Havza bazında su kirliliğinin birinci öncelikli sorun olduğu iller ve kirlenmenin nedenleri Çevre ve Şehircilik Bakanlığı’nın hazırladığı Raporda detaylı bir biçimde ele alınıyor. Buna ilişkin bakanlığın yayınladığı tabloya sitemizde yer vermiştik.
Rapor verilerinin oluşturulma sürecinde kirlenmenin yaşandığı havzalar için yeraltı, yüzey suyu ve yüzme sularında başlıca kirlenme nedenlerinin (X) işaretlemesi istenmiş. Yapılan analizin sonucu şöyle:
Yüzey suyu kirlilik kaynağı için: 57 adet İl Müdürlüğünce kendi sınırları içerisindeki, toplam 384 adet yüzey suyu veya izleme noktası için muhtemel kirlenme nedenleri işaretlenmiş olup bunların 300’ünde (%78) evsel atıksular, 286’sında (%74) zirai ilaç ve gübre kullanımı, 227’sinde (%59) evsel katı atıklar, 179’unda (%47) hayvan yetiştiriciliği, 147’sinde ise (%38) sanayi kaynaklı atıksular muhtemel kirlenme nedenlerinden biri olarak işaretlenmiştir. (Raporun 71.sayfasında)
Yer altı suyu kirlilik kaynağı için: 30 adet İl Müdürlüğünce, kendi il sınırları içerisindeki toplam 153 adet yeraltı suyu veya izleme noktası için muhtemel kirlenme nedeni işaretlenmiş olup, bunların 144’ünde (%94) zirai ilaç ve gübre kullanımı, 72’sinde (%47) hayvan yetiştiriciliği, 69’unda (%45) evsel atıksular, 57’sinde (%37) evsel katı atıklar, 49’unda (%32) sanayi kaynaklı atıksular muhtemel kirlenme nedenlerinden biri olarak işaretlenmiştir.(Raporun 79.sayfasında)
Yüzme suları kirlilik kaynağı için: Yüzme sularımızın çoğunluğunun (%98,9’unun) muhtemel kirlenme nedeninin “evsel atıksular” olarak belirtildiği görülmektedir.

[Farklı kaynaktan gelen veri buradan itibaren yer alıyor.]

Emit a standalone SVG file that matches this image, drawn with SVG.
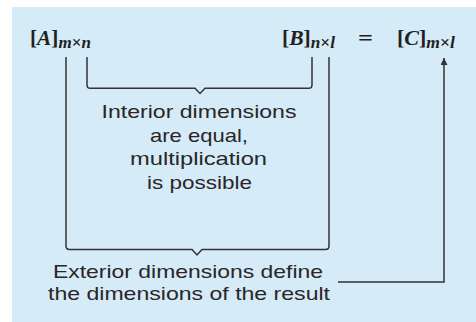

Bunu %48,5 ile zirai ilaç ve gübre kullanımı, %17,2 ile deniz/göl taşımacılığı, %13,1 ile evsel katı atıklar takip etmektedir. (Raporun 71.sayfasında)
Evsel atık suların en büyük kirlilik kaynağı oluşturması öncelikle bize su ve kanalizasyon hizmetlerinin kamusal hizmet alanı dışına itildiğini ve bu konuda gerekli yatırımların yapılmadığını gösteriyor. Su kirliliğinin giderilmesinde/önlenmesinde il sınırları içerisinde karşılaşılan en önemli güçlükler bölümünde yer verilen 45 ilde mali imkânsızlıklar nedeniyle arıtma tesislerinin kurulamaması çok çarpıcı bir veri. Ayrıca sanayinin yoğun olduğu bölgelerin verilerinin bu tabloda yer almaması (Bursa, İstanbul gibi iller) kirlilik kaynağının oranlarında da ciddi yanılgılara yol açmakta. Evsek atık sular ile sanayi atıklarının kirletici özelliklerinin farklılaştırılmaması ise diğer bir sorun.